**Exercise requirements**. Using the records that follow, reproduce exactly the lines starting at the line containing "Convert this chart to Altair code." and ending at the line containing "0.55, 0.6, 0.65, 0.7, 0.75, 0.8, 0.85, 0.9, 0.95, 1.0]". Include both end lines and no pictures.

**Data records**.
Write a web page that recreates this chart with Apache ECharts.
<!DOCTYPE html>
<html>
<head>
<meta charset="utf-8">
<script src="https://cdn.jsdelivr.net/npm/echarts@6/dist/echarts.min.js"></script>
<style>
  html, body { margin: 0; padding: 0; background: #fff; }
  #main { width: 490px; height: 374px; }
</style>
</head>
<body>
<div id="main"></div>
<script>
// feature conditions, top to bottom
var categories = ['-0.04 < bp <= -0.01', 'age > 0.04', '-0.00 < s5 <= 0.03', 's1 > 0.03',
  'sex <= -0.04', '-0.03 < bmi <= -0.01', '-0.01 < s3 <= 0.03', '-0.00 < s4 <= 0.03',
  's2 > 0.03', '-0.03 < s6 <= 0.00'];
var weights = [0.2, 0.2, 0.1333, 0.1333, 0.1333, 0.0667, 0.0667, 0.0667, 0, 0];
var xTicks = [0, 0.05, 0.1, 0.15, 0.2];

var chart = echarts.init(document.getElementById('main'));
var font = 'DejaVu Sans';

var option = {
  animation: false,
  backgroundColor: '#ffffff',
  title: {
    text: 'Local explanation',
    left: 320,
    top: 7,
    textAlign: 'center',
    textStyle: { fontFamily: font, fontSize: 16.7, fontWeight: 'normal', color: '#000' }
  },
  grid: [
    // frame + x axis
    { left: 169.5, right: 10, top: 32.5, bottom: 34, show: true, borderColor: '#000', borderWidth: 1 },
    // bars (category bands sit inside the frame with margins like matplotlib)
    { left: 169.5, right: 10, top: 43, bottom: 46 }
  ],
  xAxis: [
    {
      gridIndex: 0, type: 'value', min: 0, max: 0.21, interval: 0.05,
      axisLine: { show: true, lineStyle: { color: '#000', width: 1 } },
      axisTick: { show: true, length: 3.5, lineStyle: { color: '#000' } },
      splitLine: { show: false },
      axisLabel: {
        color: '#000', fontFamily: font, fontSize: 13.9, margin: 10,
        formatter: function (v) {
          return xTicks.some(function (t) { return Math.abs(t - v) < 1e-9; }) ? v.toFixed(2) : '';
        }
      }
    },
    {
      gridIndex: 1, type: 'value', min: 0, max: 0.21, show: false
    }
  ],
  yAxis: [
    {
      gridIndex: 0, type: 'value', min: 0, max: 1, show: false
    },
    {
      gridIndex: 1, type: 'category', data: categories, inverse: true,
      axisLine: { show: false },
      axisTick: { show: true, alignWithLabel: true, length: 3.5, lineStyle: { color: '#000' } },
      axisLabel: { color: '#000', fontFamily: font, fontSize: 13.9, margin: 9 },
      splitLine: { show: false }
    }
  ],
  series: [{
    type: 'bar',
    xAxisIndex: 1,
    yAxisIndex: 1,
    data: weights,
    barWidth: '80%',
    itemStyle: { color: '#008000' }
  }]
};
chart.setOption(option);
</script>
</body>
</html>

==

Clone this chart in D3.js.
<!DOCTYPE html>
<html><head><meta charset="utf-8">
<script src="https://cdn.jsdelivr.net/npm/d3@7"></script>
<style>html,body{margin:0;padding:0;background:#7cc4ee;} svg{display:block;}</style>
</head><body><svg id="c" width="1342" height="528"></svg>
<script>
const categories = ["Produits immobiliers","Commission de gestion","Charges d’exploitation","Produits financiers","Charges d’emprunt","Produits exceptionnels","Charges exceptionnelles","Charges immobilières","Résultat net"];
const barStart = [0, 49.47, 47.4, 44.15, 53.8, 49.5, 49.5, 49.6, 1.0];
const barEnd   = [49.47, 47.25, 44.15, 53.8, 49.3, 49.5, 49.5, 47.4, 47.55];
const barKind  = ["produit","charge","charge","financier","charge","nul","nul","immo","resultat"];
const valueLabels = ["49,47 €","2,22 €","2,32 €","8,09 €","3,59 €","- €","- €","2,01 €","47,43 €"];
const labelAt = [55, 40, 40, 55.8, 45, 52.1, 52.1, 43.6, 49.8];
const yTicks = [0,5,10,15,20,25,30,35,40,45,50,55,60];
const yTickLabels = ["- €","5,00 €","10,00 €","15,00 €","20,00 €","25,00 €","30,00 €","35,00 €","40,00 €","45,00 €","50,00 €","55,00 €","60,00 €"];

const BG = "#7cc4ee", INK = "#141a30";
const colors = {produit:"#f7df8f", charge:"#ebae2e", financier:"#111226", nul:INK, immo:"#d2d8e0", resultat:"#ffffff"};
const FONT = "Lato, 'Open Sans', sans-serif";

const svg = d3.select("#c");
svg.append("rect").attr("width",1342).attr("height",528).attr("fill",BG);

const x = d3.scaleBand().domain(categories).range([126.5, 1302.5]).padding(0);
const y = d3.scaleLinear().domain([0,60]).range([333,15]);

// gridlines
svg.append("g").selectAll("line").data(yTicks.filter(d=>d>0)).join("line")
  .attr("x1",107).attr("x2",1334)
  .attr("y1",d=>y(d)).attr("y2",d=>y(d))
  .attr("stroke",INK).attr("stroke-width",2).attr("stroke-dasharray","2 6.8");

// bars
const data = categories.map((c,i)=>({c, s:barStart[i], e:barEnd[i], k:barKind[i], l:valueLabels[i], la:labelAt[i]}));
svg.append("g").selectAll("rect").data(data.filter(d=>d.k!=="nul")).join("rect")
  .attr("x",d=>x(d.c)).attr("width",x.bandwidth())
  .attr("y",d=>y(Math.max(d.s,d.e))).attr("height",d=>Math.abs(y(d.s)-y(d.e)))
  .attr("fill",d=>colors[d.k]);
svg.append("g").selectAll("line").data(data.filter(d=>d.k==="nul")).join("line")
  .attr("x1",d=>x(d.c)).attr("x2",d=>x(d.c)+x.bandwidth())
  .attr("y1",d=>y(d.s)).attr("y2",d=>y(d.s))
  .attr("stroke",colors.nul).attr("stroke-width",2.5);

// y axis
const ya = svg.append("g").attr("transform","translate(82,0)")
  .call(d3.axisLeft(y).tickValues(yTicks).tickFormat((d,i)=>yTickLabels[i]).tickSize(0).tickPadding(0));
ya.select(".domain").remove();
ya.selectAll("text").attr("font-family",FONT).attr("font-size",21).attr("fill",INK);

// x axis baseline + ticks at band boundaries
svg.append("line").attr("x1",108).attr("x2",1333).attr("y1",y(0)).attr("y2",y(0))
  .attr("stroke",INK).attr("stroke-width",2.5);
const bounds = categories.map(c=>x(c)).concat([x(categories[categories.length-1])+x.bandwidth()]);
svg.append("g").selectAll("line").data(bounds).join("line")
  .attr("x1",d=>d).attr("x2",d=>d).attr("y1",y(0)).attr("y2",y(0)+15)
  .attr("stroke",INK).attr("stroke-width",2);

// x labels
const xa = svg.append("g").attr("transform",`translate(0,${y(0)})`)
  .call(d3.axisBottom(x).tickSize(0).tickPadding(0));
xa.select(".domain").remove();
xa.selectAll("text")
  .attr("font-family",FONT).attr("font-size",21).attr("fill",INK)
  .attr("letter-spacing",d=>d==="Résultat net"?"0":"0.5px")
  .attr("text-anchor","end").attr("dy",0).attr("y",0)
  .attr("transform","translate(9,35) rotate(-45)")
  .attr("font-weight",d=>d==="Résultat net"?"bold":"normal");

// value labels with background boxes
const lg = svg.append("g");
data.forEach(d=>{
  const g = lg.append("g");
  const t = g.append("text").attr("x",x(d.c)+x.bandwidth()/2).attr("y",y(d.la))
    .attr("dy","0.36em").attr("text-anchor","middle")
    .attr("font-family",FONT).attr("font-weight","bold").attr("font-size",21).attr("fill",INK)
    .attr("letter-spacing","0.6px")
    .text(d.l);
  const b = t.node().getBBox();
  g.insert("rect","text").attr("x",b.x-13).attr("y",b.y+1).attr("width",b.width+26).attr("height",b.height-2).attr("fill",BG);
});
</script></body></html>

...

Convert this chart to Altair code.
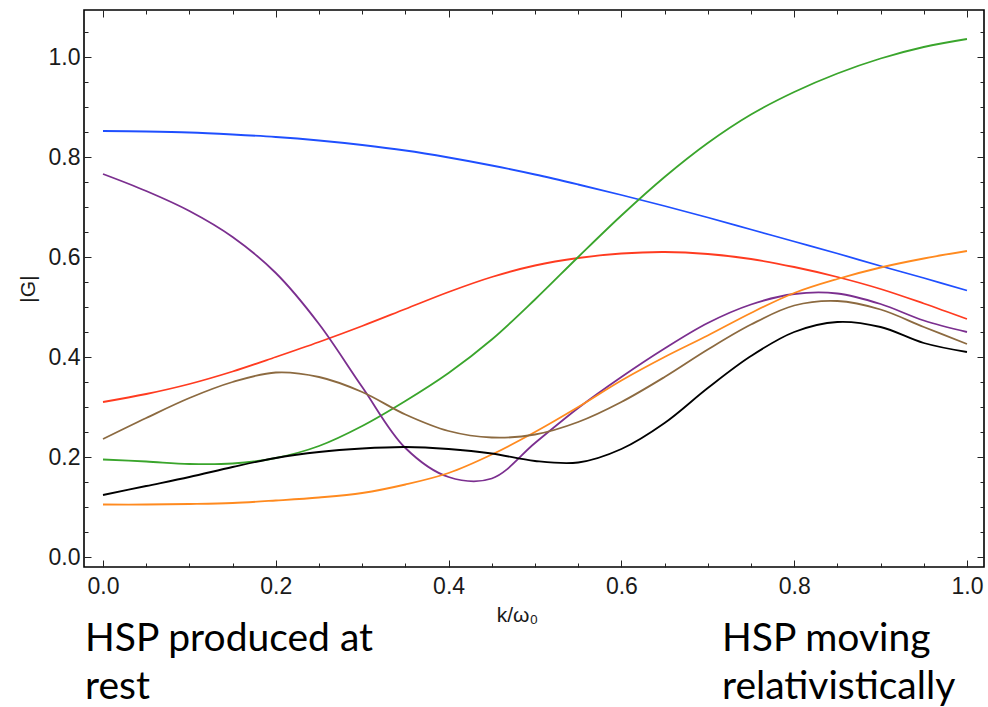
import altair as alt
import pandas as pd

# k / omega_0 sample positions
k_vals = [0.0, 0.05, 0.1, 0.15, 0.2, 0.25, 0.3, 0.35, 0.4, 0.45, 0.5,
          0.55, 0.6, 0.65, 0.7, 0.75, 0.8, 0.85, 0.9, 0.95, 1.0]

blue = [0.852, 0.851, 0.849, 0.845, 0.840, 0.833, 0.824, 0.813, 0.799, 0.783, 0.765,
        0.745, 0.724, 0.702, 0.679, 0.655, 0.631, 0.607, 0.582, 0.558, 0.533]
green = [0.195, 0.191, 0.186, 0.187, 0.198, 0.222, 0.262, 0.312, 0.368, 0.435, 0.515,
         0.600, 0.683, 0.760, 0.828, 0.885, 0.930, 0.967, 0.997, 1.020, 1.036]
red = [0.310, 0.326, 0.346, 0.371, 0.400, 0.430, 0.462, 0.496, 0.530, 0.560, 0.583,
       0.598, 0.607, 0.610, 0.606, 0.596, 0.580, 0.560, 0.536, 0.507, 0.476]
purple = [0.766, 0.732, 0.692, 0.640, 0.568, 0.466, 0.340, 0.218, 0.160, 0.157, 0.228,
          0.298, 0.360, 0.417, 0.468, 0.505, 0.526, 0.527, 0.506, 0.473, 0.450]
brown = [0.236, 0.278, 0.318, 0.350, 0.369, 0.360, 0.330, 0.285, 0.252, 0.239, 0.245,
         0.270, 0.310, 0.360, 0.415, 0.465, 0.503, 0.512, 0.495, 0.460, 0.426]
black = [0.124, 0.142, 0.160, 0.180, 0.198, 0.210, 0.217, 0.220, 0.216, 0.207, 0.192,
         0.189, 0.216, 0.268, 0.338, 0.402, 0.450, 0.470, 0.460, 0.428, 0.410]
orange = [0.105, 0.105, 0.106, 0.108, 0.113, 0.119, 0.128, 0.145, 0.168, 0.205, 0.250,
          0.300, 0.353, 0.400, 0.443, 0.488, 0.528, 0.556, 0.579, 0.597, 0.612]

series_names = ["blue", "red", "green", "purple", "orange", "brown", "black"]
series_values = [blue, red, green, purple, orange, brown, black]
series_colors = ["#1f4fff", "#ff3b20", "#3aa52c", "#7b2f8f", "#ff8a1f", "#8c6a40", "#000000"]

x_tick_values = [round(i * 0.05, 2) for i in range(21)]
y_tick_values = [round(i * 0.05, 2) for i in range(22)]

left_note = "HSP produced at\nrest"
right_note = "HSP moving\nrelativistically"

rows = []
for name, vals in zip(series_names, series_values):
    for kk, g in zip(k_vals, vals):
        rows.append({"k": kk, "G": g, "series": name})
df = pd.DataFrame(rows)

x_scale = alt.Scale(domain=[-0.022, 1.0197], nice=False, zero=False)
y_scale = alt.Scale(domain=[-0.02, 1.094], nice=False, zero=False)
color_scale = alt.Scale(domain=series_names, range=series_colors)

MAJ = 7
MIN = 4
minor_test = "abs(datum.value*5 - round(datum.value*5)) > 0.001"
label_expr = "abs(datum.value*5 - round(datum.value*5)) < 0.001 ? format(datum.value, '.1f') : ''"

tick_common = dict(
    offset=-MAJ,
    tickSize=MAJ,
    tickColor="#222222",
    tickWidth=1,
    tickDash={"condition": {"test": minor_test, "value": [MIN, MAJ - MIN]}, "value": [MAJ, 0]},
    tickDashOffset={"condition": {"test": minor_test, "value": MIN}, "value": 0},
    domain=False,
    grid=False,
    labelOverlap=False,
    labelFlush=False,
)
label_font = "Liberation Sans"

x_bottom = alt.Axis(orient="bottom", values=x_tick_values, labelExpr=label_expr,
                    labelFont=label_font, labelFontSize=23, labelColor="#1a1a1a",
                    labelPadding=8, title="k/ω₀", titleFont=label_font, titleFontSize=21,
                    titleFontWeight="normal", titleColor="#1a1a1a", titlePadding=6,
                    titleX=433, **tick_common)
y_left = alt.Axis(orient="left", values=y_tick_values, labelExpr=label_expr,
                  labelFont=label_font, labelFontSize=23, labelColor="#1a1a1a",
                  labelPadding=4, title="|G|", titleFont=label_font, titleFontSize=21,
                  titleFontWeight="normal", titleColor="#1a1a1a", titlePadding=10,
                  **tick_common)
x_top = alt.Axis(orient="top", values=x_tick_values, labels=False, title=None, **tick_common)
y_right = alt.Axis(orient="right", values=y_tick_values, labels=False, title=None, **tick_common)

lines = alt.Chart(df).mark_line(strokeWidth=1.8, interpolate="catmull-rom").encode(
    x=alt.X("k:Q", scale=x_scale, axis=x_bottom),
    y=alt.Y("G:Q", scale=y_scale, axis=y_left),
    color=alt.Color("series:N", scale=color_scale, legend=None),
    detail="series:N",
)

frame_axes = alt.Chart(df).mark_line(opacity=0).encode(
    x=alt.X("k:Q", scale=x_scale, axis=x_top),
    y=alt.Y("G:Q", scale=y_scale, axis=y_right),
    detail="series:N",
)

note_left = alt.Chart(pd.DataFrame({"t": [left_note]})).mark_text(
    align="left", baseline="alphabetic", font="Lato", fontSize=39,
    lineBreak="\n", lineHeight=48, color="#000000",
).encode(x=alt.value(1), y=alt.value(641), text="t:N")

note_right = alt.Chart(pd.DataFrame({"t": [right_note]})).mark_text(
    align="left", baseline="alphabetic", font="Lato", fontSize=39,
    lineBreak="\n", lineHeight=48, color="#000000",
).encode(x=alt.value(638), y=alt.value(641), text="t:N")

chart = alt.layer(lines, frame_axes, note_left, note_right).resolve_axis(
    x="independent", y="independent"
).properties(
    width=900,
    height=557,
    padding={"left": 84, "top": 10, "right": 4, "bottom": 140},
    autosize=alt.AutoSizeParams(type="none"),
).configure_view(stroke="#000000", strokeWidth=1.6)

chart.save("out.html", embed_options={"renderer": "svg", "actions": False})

**The reply**.
Convert this chart to Altair code.
import altair as alt
import pandas as pd

# k / omega_0 sample positions
k_vals = [0.0, 0.05, 0.1, 0.15, 0.2, 0.25, 0.3, 0.35, 0.4, 0.45, 0.5,
          0.55, 0.6, 0.65, 0.7, 0.75, 0.8, 0.85, 0.9, 0.95, 1.0]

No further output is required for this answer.